I have been a proud West Virginia educator for 15 years, and I am the daughter and the granddaughter of West Virginia teachers. I was the 2016 Berkeley County Teacher of the Year and, in 2015, received an Arch Coal Teacher Achievement Award. It is safe to say I have devoted most of my life to education in West Virginia.
In 2015, my colleague Karla Hilliard and I took on the daunting task of rebuilding the West Virginia Council of Teachers of English, an organization that had been defunct in our state for over 20 years. And I took this on in addition to teaching Advanced Placement classes, advising our Diversity Club, coordinating the homecoming parade and being a mother of three and a wife, because I believe in West Virginia and in supporting West Virginia’s teachers. I believe in public education, and everything it stands for.
West Virginia public education is under attack. We have over 700 teaching vacancies across West Virginia, but instead of working to figure out how to fill those positions and retain the brilliant and hard-working teachers in the state, lawmakers are allowing changes to PEIA to create skyrocketing premiums and deductibles. The proposed 1 percent pay raise would not have combated new PEIA changes, and some teachers in this state would actually face a pay cut.
While PEIA is the primary concern facing most public employees and educators, there is upcoming legislation that proposes funneling tax money away from public education to school-choice programs, vouchers and private schools that is almost as concerning.
I live in a place where I could drive 20 minutes to Washington County, Maryland or Loudoun County, Virginia, and make $20,000 to $25,000 more than I’m making now. But I haven’t, because I still believe in West Virginia. I believe in public education, and I believe that West Virginia’s schools deserve public educators who are smart and good at what they do.
I believe our students need teachers like me and all the other incredible teachers across this state who don’t just go to work but who go to their schools to change the lives of our young people because they believe in it. They take second jobs waiting tables, at Walmart, selling Mary Kay — so they can keep teaching here in West Virginia.

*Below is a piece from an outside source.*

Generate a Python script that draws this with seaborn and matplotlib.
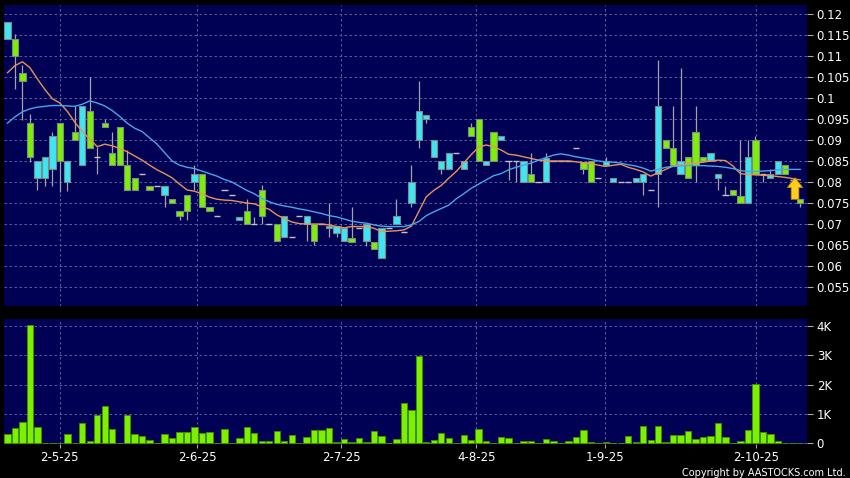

But enough is enough. We can’t keep making miracles happen without the support or the pay we need to do this job. Attracting the kind of educators our students deserve to fill those 700 vacancies will never happen if PEIA is not fixed. And those great teachers all over West Virginia who simply cannot keep doing the job they love in this place they love because they can’t pay their bills? They’re going to leave.
That is on lawmakers.
Because it’s the Legislature who stopped believing in West Virginia public education and in our young people. It’s the Legislature who have allowed it to get to this point.
So please, before it’s unfixable, fix PEIA. Stop trying to take money from public schools; instead, figure out how to better support our existing schools and programs.
And start believing in West Virginia teachers again. We have never stopped believing in ourselves or the important work that we are doing. We believe that West Virginia deserves quality educators, and lawmakers should, too.